Have you ever heard the expression “eat like a dog” or “dogs eat anything?” Ever wonder where those stem from? If you own a dog, you know firsthand that from time to time they get curious and occasionally try to ingest something that they shouldn’t.
We’ve all heard horror stories of a dog having to be rushed to the ER to have his stomach pumped, or know of a person whose pup has passed a foreign object and was back to normal immediately after. What should you do if your dog eats something that he shouldn’t? Should you take him to the vet or wait to see if it passes in his stools? Check out our suggestions below.
Signs your pet ate something foreign
If your dog is exhibiting any of the following symptoms, it may mean that he ingested something foreign or toxic:
- Vomiting (usually starts as food and proceeds to water) or gagging
- Painful abdomen
- Lack of appetite
- Changes in typical behavior
- Changes in bowels — diarrhea, constipation
Go to the vet immediately
If your dog ingests a foreign object, you should take her to the vet. If your normal vet is unavailable, call a 24-hour emergency animal clinic and describe the situation. According to Shari Brown, DVM, the best measure is to allow the professionals to properly assess the situation.
“Owners should not wait to see if the object will pass on its own. Do not try to induce vomiting without a veterinarian’s okay, as there are some foreign bodies that can cause just as much harm coming back out.”
If the veterinarian suspects that a foreign object has been ingested, they will order X-rays to determine the appropriate method of treatment. Depending on the severity of the situation, a vet may able to help your dog pass the object by inducing vomiting.

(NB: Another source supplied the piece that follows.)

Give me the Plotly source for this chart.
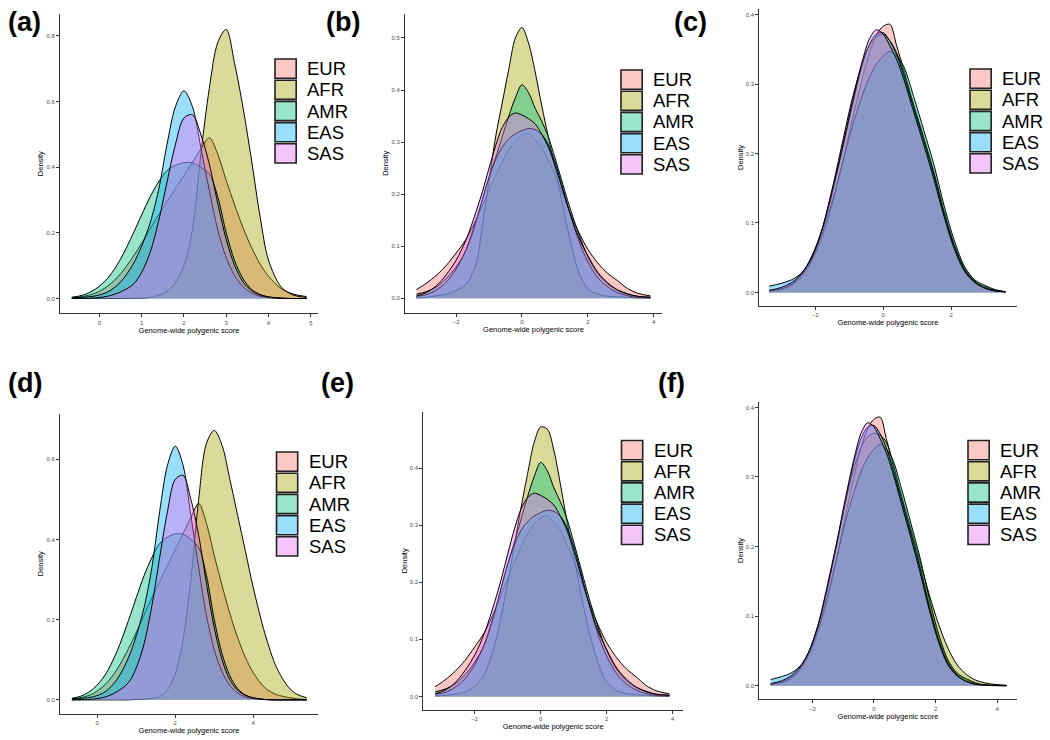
import plotly.graph_objects as go

W, H = 1050, 740

GROUPS = ["EUR", "AFR", "AMR", "EAS", "SAS"]
COLORS = ["#F8766D", "#A3A500", "#00BF7D", "#00B0F6", "#E76BF3"]

# ---- panel (a) ----
X_A = [-0.65, -0.4, -0.1, 0.2, 0.5, 0.8, 1.0, 1.2, 1.4, 1.6, 1.8, 2.0, 2.2,
       2.4, 2.6, 2.8, 3.0, 3.2, 3.4, 3.6, 3.8, 4.0, 4.3, 4.6, 4.9]
A_EUR = [0.002, 0.006, 0.016, 0.038, 0.075, 0.128, 0.168, 0.212, 0.255, 0.295, 0.335, 0.375, 0.415,
         0.455, 0.49, 0.44, 0.36, 0.285, 0.215, 0.155, 0.105, 0.068, 0.03, 0.013, 0.006]
A_AFR = [0.0, 0.0, 0.0, 0.0, 0.0, 0.001, 0.001, 0.003, 0.01, 0.022, 0.05, 0.1, 0.21,
         0.44, 0.64, 0.78, 0.82, 0.715, 0.58, 0.42, 0.25, 0.117, 0.035, 0.01, 0.003]
A_AMR = [0.004, 0.01, 0.028, 0.062, 0.12, 0.198, 0.255, 0.31, 0.355, 0.39, 0.406, 0.414, 0.413,
         0.4, 0.38, 0.31, 0.2, 0.115, 0.06, 0.028, 0.012, 0.005, 0.001, 0.0, 0.0]
A_EAS = [0.002, 0.004, 0.008, 0.02, 0.05, 0.105, 0.16, 0.23, 0.33, 0.47, 0.585, 0.633, 0.585,
         0.46, 0.33, 0.21, 0.125, 0.07, 0.036, 0.017, 0.007, 0.003, 0.0007, 0.0, 0.0]
A_SAS = [0.0, 0.0005, 0.002, 0.007, 0.02, 0.043, 0.08, 0.14, 0.235, 0.355, 0.47, 0.55, 0.56,
         0.5, 0.41, 0.29, 0.18, 0.1, 0.05, 0.024, 0.011, 0.005, 0.001, 0.0, 0.0]

# ---- panel (d): same EUR/AMR/EAS/SAS, wider AFR, longer x range ----
X_D = X_A + [5.1, 5.37]
D_EUR = A_EUR + [0.003, 0.001]
D_AFR = [0.0, 0.0, 0.0, 0.0, 0.0, 0.0, 0.001, 0.002, 0.004, 0.008, 0.025, 0.065, 0.15,
         0.3, 0.5, 0.64, 0.672, 0.635, 0.55, 0.46, 0.37, 0.28, 0.165, 0.08, 0.032, 0.015, 0.005]
D_AMR = A_AMR + [0.0, 0.0]
D_EAS = A_EAS + [0.0, 0.0]
D_SAS = A_SAS + [0.0, 0.0]

# ---- panel (b) ----
X_B = [-3.2, -2.9, -2.6, -2.3, -2.0, -1.7, -1.4, -1.2, -1.0, -0.8, -0.6, -0.4, -0.2, 0.0, 0.2,
       0.4, 0.6, 0.8, 1.0, 1.2, 1.4, 1.7, 2.0, 2.3, 2.6, 2.9, 3.2, 3.5, 3.9]
B_EUR = [0.017, 0.029, 0.044, 0.063, 0.087, 0.113, 0.15, 0.178, 0.207, 0.236, 0.262, 0.285, 0.302, 0.313, 0.316,
         0.305, 0.29, 0.265, 0.238, 0.207, 0.173, 0.13, 0.094, 0.068, 0.048, 0.034, 0.019, 0.01, 0.0045]
B_AFR = [0.001, 0.002, 0.005, 0.008, 0.015, 0.027, 0.065, 0.14, 0.225, 0.31, 0.375, 0.44, 0.5, 0.52, 0.49,
         0.435, 0.37, 0.31, 0.25, 0.19, 0.13, 0.055, 0.018, 0.008, 0.004, 0.003, 0.002, 0.001, 0.001]
B_AMR = [0.008, 0.013, 0.022, 0.038, 0.06, 0.092, 0.145, 0.19, 0.232, 0.27, 0.31, 0.35, 0.385, 0.41, 0.395,
         0.365, 0.34, 0.31, 0.27, 0.228, 0.185, 0.128, 0.08, 0.048, 0.028, 0.016, 0.009, 0.004, 0.002]
B_EAS = [0.004, 0.007, 0.016, 0.031, 0.056, 0.093, 0.148, 0.19, 0.232, 0.266, 0.29, 0.306, 0.316, 0.322, 0.326,
         0.324, 0.315, 0.295, 0.262, 0.22, 0.175, 0.115, 0.07, 0.04, 0.022, 0.011, 0.005, 0.002, 0.001]
B_SAS = [0.0045, 0.011, 0.024, 0.045, 0.073, 0.112, 0.165, 0.205, 0.25, 0.293, 0.328, 0.348, 0.356, 0.352, 0.345,
         0.335, 0.315, 0.29, 0.255, 0.215, 0.175, 0.12, 0.082, 0.05, 0.03, 0.016, 0.008, 0.004, 0.002]

# ---- panel (e): same as (b) except AFR ----
X_E = X_B
E_EUR = B_EUR
E_AFR = [0.001, 0.002, 0.004, 0.008, 0.018, 0.04, 0.09, 0.14, 0.2, 0.265, 0.33, 0.39, 0.445, 0.472, 0.468,
         0.43, 0.37, 0.305, 0.245, 0.185, 0.13, 0.065, 0.025, 0.01, 0.005, 0.003, 0.002, 0.001, 0.001]
E_AMR = B_AMR
E_EAS = B_EAS
E_SAS = B_SAS

# ---- panel (c) ----
X_C = [-3.35, -3.0, -2.7, -2.4, -2.1, -1.8, -1.5, -1.2, -0.9, -0.6, -0.4, -0.2, 0.0,
       0.2, 0.4, 0.6, 0.9, 1.2, 1.5, 1.8, 2.1, 2.4, 2.7, 3.0, 3.3, 3.6]
C_EUR = [0.0015, 0.004, 0.01, 0.022, 0.044, 0.078, 0.125, 0.185, 0.25, 0.31, 0.345, 0.37, 0.383,
         0.386, 0.355, 0.322, 0.27, 0.222, 0.172, 0.116, 0.068, 0.034, 0.016, 0.008, 0.003, 0.001]
C_AFR = [0.002, 0.005, 0.012, 0.026, 0.052, 0.09, 0.148, 0.215, 0.28, 0.332, 0.356, 0.368, 0.372,
         0.362, 0.345, 0.318, 0.27, 0.222, 0.172, 0.115, 0.067, 0.034, 0.016, 0.007, 0.003, 0.001]
C_AMR = [0.002, 0.005, 0.011, 0.024, 0.047, 0.083, 0.13, 0.185, 0.24, 0.285, 0.31, 0.328, 0.34,
         0.347, 0.34, 0.326, 0.282, 0.233, 0.183, 0.124, 0.074, 0.037, 0.018, 0.01, 0.004, 0.001]
C_EAS = [0.009, 0.013, 0.018, 0.028, 0.05, 0.088, 0.142, 0.205, 0.27, 0.33, 0.357, 0.372, 0.374,
         0.362, 0.342, 0.314, 0.266, 0.218, 0.168, 0.112, 0.065, 0.032, 0.015, 0.006, 0.002, 0.001]
C_SAS = [0.003, 0.007, 0.014, 0.027, 0.05, 0.09, 0.147, 0.208, 0.275, 0.335, 0.365, 0.378, 0.372,
         0.355, 0.335, 0.308, 0.26, 0.212, 0.162, 0.108, 0.062, 0.03, 0.014, 0.006, 0.002, 0.0008]

# ---- panel (f): same as (c) except AFR, longer x range ----
X_F = X_C + [3.9, 4.3]
F_EUR = C_EUR + [0.0005, 0.0001]
F_AFR = [0.002, 0.005, 0.012, 0.025, 0.05, 0.088, 0.142, 0.205, 0.27, 0.32, 0.345, 0.358, 0.363,
         0.36, 0.35, 0.322, 0.272, 0.225, 0.178, 0.13, 0.088, 0.054, 0.03, 0.016, 0.008, 0.004, 0.002, 0.0007]
F_AMR = C_AMR + [0.0005, 0.0001]
F_EAS = C_EAS + [0.0004, 0.0001]
F_SAS = C_SAS + [0.0001, 0.0]

# tick values per panel
XT_A = [0, 1, 2, 3, 4, 5]
YT_A = [0.0, 0.2, 0.4, 0.6, 0.8]
XT_B = [-2, 0, 2, 4]
YT_B = [0.0, 0.1, 0.2, 0.3, 0.4, 0.5]
XT_C = [-2, 0, 2]
YT_C = [0.0, 0.1, 0.2, 0.3, 0.4]
XT_D = [0, 2, 4]
YT_D = [0.0, 0.2, 0.4, 0.6]
XT_E = [-2, 0, 2, 4]
YT_E = [0.0, 0.1, 0.2, 0.3, 0.4]
XT_F = [-2, 0, 2, 4]
YT_F = [0.0, 0.1, 0.2, 0.3, 0.4]

FONT = "Liberation Sans, Arial, Helvetica, sans-serif"


def rgba(hex_color, a):
    h = hex_color.lstrip("#")
    return f"rgba({int(h[0:2], 16)},{int(h[2:4], 16)},{int(h[4:6], 16)},{a})"


# box = (left, top, right, bottom) of the plotting area in pixels
panels = [
    dict(label="(a)", x=X_A, ys=[A_EUR, A_AFR, A_AMR, A_EAS, A_SAS], box=(60, 14, 318, 313.3),
         xr=[-0.93, 5.17], yr=[-0.045, 0.867], xt=XT_A, yt=YT_A, lab=(6, 22), leg=(275, 58)),
    dict(label="(b)", x=X_B, ys=[B_EUR, B_AFR, B_AMR, B_EAS, B_SAS], box=(405, 14, 662, 312.7),
         xr=[-3.55, 4.25], yr=[-0.0276, 0.546], xt=XT_B, yt=YT_B, lab=(324, 22), leg=(621, 69)),
    dict(label="(c)", x=X_C, ys=[C_EUR, C_AFR, C_AMR, C_EAS, C_SAS], box=(759.3, 9, 1016.7, 306),
         xr=[-3.64, 3.93], yr=[-0.0195, 0.408], xt=XT_C, yt=YT_C, lab=(672, 22), leg=(970, 68)),
    dict(label="(d)", x=X_D, ys=[D_EUR, D_AFR, D_AMR, D_EAS, D_SAS], box=(60, 414, 318, 713.5),
         xr=[-0.956, 5.66], yr=[-0.034, 0.713], xt=XT_D, yt=YT_D, lab=(6, 383), leg=(276.5, 451)),
    dict(label="(e)", x=X_E, ys=[E_EUR, E_AFR, E_AMR, E_EAS, E_SAS], box=(423.3, 411.5, 683, 710.2),
         xr=[-3.56, 4.31], yr=[-0.024, 0.499], xt=XT_E, yt=YT_E, lab=(319, 383), leg=(621.5, 439.5)),
    dict(label="(f)", x=X_F, ys=[F_EUR, F_AFR, F_AMR, F_EAS, F_SAS], box=(759.3, 401.5, 1016.7, 699.3),
         xr=[-3.72, 4.63], yr=[-0.0195, 0.4085], xt=XT_F, yt=YT_F, lab=(656, 383), leg=(968, 439.5)),
]

fig = go.Figure()
shapes = []
annotations = []
KEY = 21.2

for i, p in enumerate(panels, start=1):
    sfx = "" if i == 1 else str(i)
    for g, c, y in zip(GROUPS, COLORS, p["ys"]):
        fig.add_trace(go.Scatter(
            x=p["x"], y=y, mode="lines", name=g, showlegend=False, hoverinfo="skip",
            line=dict(color="black", width=1, shape="spline", smoothing=0.9),
            fill="tozeroy", fillcolor=rgba(c, 0.4),
            xaxis="x" + sfx, yaxis="y" + sfx,
        ))
    left, top, right, bottom = p["box"]
    common = dict(showline=True, linecolor="#333333", linewidth=1, ticks="outside", ticklen=3,
                  tickcolor="#333333", tickwidth=1, showgrid=False, zeroline=False,
                  tickfont=dict(size=6, color="#4D4D4D", family=FONT))
    fig.layout["xaxis" + sfx] = dict(
        domain=[left / W, right / W], anchor="y" + sfx, range=p["xr"], tickvals=p["xt"],
        title=dict(text="Genome-wide polygenic score", font=dict(size=7.5, color="black", family=FONT), standoff=0),
        **common)
    fig.layout["yaxis" + sfx] = dict(
        domain=[1 - bottom / H, 1 - top / H], anchor="x" + sfx, range=p["yr"], tickvals=p["yt"],
        tickformat=".1f",
        title=dict(text="Density", font=dict(size=7.5, color="black", family=FONT), standoff=1),
        **common)

    # panel tag
    lx, ly = p["lab"]
    annotations.append(dict(text="<b>" + p["label"] + "</b>", x=lx / W, y=1 - ly / H, xref="paper", yref="paper",
                            xanchor="left", yanchor="middle", showarrow=False,
                            font=dict(size=27, color="black", family=FONT)))

    # legend keys, drawn ggplot style
    kx, ky = p["leg"]
    for j, (g, c) in enumerate(zip(GROUPS, COLORS)):
        y0 = ky + j * KEY
        shapes.append(dict(type="rect", xref="paper", yref="paper",
                           x0=kx / W, x1=(kx + KEY) / W, y0=1 - (y0 + KEY - 1) / H, y1=1 - (y0 + 1) / H,
                           fillcolor=rgba(c, 0.4), line=dict(color="#222222", width=1.6)))
        annotations.append(dict(text=g, x=(kx + KEY + 9) / W, y=1 - (y0 + KEY / 2) / H,
                                xref="paper", yref="paper", xanchor="left", yanchor="middle",
                                showarrow=False, font=dict(size=18.5, color="black", family=FONT)))

fig.update_layout(
    width=W, height=H, margin=dict(l=0, r=0, t=0, b=0),
    paper_bgcolor="white", plot_bgcolor="white",
    font=dict(family=FONT), showlegend=False,
    shapes=shapes, annotations=annotations,
)

fig.write_html("out.html", config={"displayModeBar": False},
               post_script="document.body.style.margin='0px';")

Some objects may need to be removed through endoscopy. If that is the case, the vet will place a long tube down your dog’s throat and will remove the object from her stomach. “This is non-invasive, involves less risks, and the only recovery time is from the anesthesia,” says Brown.
If the object has passed through the stomach and into the intestines, however, a more invasive surgery may be required. “There are less complications if the object can be gotten out of the stomach than out of the intestines. If an intestinal obstruction occurs, there is a risk of having to remove some of the intestines, which increases the chance of complications.”